You'd think that Google's search results would be protected in the US by free speech rights. Google gets to say what what shows up on its own site, right? However, one Florida court thinks differently. It recently determined that Google wasn't protected by the Constitution's First Amendment when it pulled search engine optimization firm E-ventures' website from its index. Google supposedly crossed the line when it claimed E-ventures was violating its policies by posting "pure spam" -- this wasn't strictly true, the court argued, and was driven by "anti-competitive motives" rather than self-expression.
The court also shot down Google's attempts to use a Good Samaritan clause in the law that absolves it of liability for pulling content in good faith. It's not clear that this is the case, according to the decision. Also, some of E-ventures' complaint revolves around accusations that Google wasn't acting in good faith.

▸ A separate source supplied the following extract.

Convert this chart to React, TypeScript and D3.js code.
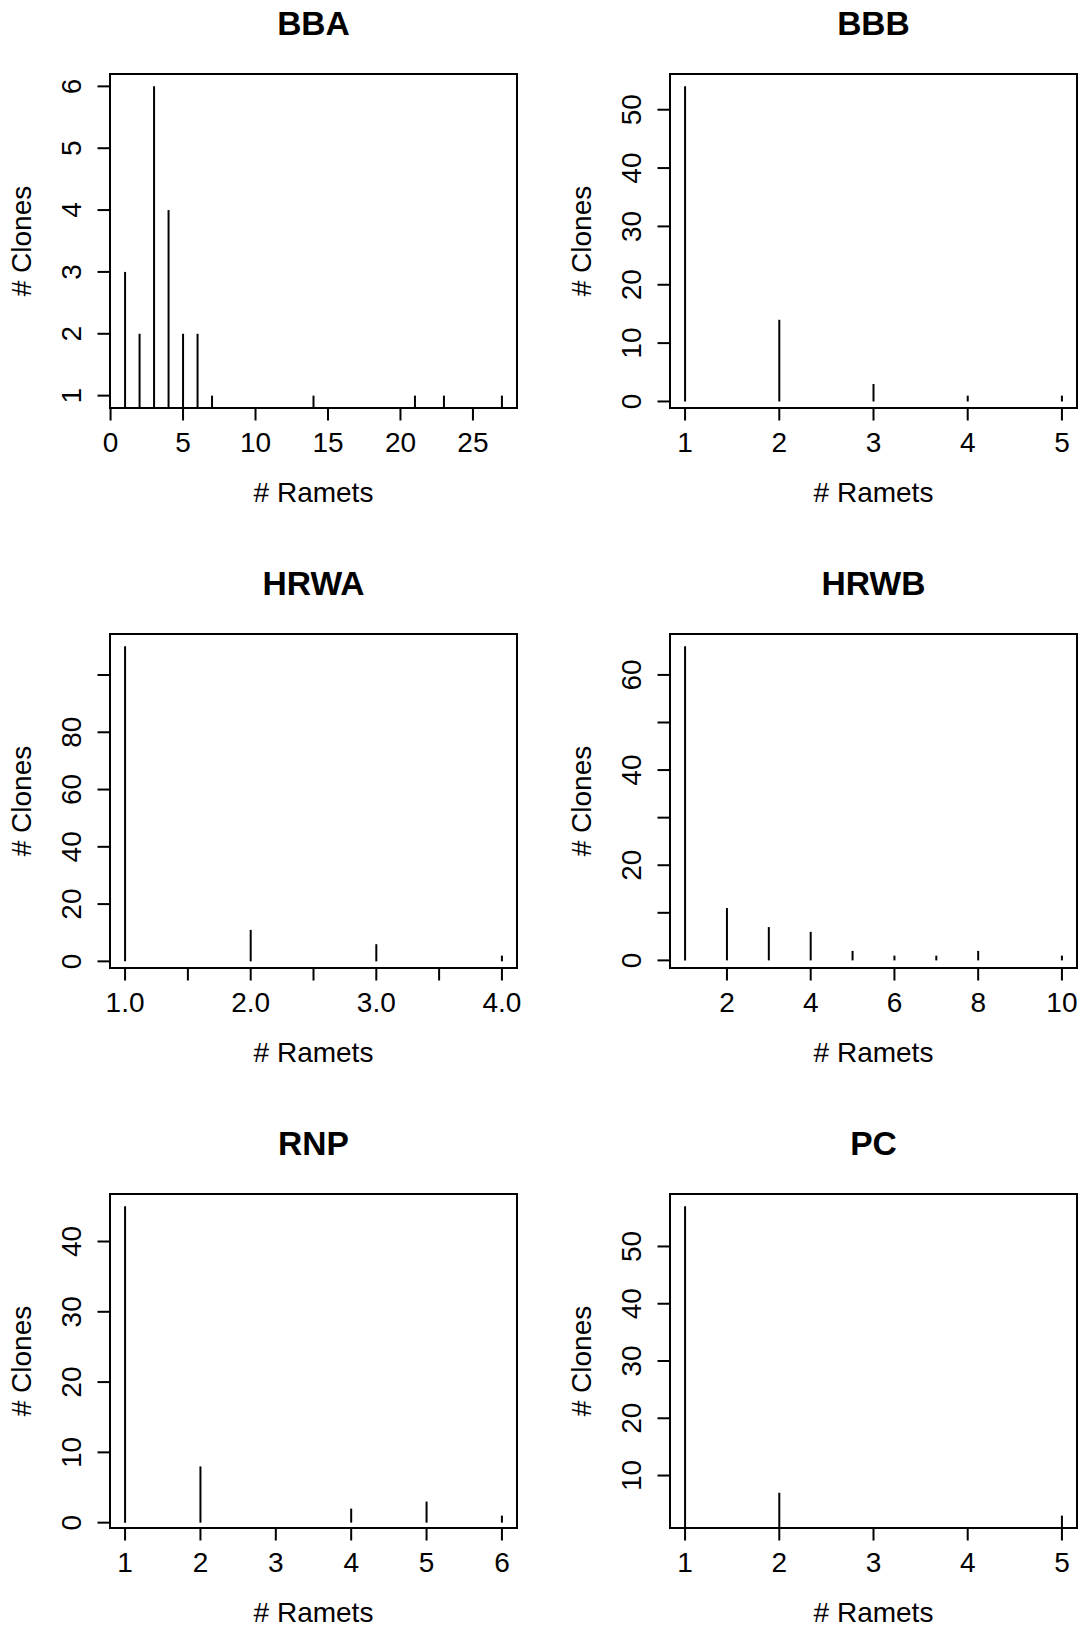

We've asked Google for its take on the decision, but it's already easy to see the company challenging this outcome. There's already a precedent for Google having the right to order its search results under the First Amendment, for one thing. And as TechDirt notes, there's a real risk of this giving some companies an escape clause whenever free speech issues come up. Don't like that a search engine took down results for your content? Say it was an anti-competitive move. That doesn't mean that Google will never violate the law through its search result strategy (the EU seems to think it does), but the Mountain View crew may still have a good case.